Just when I think I am getting the hang of this parenting thing, I’m thrown for a loop. It has always seemed that way. When I get used to my children doing one thing or being one way, they throw me a curveball. The end (or beginning) of a phase, stage or whatever you want to call it catches me off guard. I should be used to it by now, but I’m not.
Six months ago (to the day) when my daughter Sophie turned 8, she began showing her individualism and need for independence. She no longer wanted to wear the cute clothes from Matilda Jane and Jelly the Pug. The ruffly pant sets from Zulily are no more. “They look like they’re for babies.” Sigh… Every Sunday now when I pick out her clothes, she would rather wear something different.
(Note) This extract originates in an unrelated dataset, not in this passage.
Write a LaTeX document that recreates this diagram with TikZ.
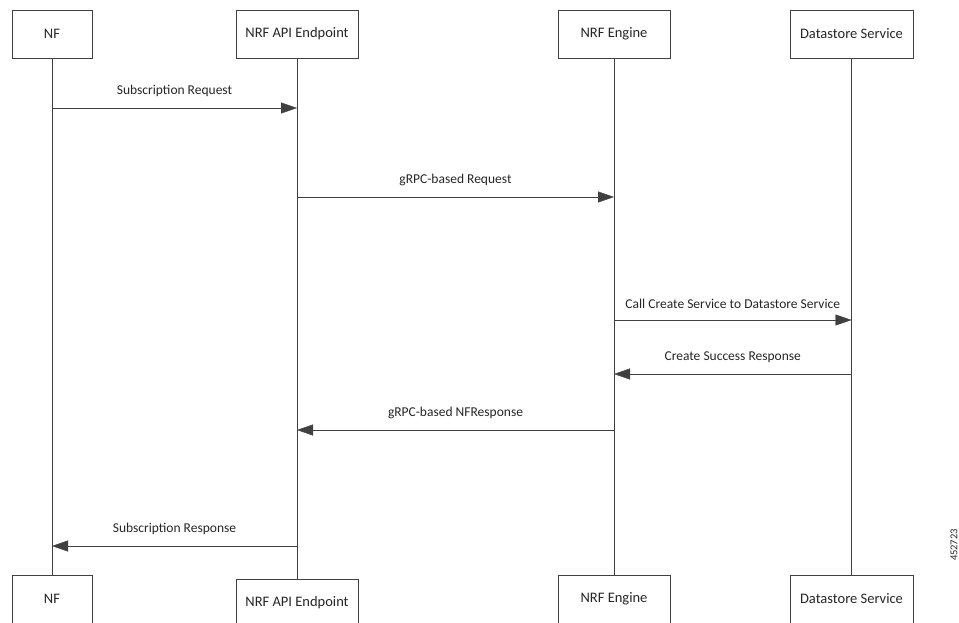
\documentclass[tikz,border=0pt]{standalone}
\usepackage{fontspec}
\setmainfont{Carlito}
\usepackage{tikz}
\usetikzlibrary{arrows.meta,calc,positioning}

\definecolor{linegray}{HTML}{404040}
\definecolor{txtgray}{HTML}{262626}

\begin{document}
\begin{tikzpicture}[x=1pt,y=-1pt,>={Triangle[length=16pt,width=11pt]},
    actor/.style={draw=linegray,fill=white,minimum height=48pt,inner sep=0pt,
      text=txtgray,font=\fontsize{14.5}{16}\selectfont},
    msg/.style={->,draw=linegray},
    lbl/.style={above=7.5pt,text=txtgray,font=\fontsize{13.5}{15}\selectfont}]
    \useasboundingbox (0,0) rectangle (959,622);

    % participants, top row
    \node[actor,minimum width=80pt]  (nfT)  at (52,34)    {NF};
    \node[actor,minimum width=122pt] (apiT) at (297,34)   {NRF API Endpoint};
    \node[actor,minimum width=112pt] (engT) at (614,34)   {NRF Engine};
    \node[actor,minimum width=123pt] (dsT)  at (851.5,34) {Datastore Service};

    % participants, bottom row
    \node[actor,minimum width=80pt]  (nfB)  at (52,599)    {NF};
    \node[actor,minimum width=122pt] (apiB) at (297,603)   {NRF API Endpoint};
    \node[actor,minimum width=112pt] (engB) at (614,599)   {NRF Engine};
    \node[actor,minimum width=123pt] (dsB)  at (851.5,599) {Datastore Service};

    % lifelines
    \foreach \p in {nf,api,eng,ds}
      \draw[linegray] (\p T.south) -- (\p B.north);

    % messages
    \foreach \y/\src/\dst/\txt in {108/nfT/apiT/Subscription Request,
        197/apiT/engT/gRPC-based Request,
        320/engT/dsT/Call Create Service to Datastore Service,
        374/dsT/engT/Create Success Response,
        430/engT/apiT/gRPC-based NFResponse,
        546/apiT/nfT/Subscription Response}
      \draw[msg] (\src |- 0,\y) -- (\dst |- 0,\y) node[midway,lbl] {\txt};

    \node[rotate=90,text=txtgray,font=\fontsize{10.5}{12}\selectfont] (figid) at (954,545) {452723};
  \end{tikzpicture}
\end{document}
Not too long ago, she loved everything I bought for her. Not anymore.
It made me sad when she reluctantly told me she wasn’t crazy about “My Little Pony” anymore. I say “reluctantly” because she knew how I would feel. She and I used to love watching it together. I knew all those cute little ponies by name! She no longer plays with dolls except her “American Girl” dolls. No Barbies or princesses either. In fact, when cleaning out her toys, she decided to give most of them away.
I guess I thought we would go on enjoying these things together for years to come, but she has her own set of likes and dislikes, and I am learning that I cannot force her to stay little forever. I am realizing that she is developing into her own “person” and she no longer agrees with all my opinions. She has always been my little side-kick, so it’s tough to watch her separating herself from me. In my mind, I know it is a good thing. She is learning to be confident in her own thoughts and decisions. I know it’s not healthy to force my own personal tastes on her. She needs to be able to stretch her wings and not rely on me to make every decision for her. However, my heart hasn’t quite caught up yet.
She still shows that she needs me, though and wants to cuddle every night. So I am heeding the words of so many moms before me, I am making the most of these opportunities. She had a headache last night so I lay in bed with her and held her until she fell asleep. No matter how big or independent she gets, she will always be my baby. I’ll admit that the future of navigating through tween and teen years with my girl somewhat intimidates me. I want to hold on tight. God grant me the wisdom to know when to hold on and when to relinquish the reigns (and the ability to do so).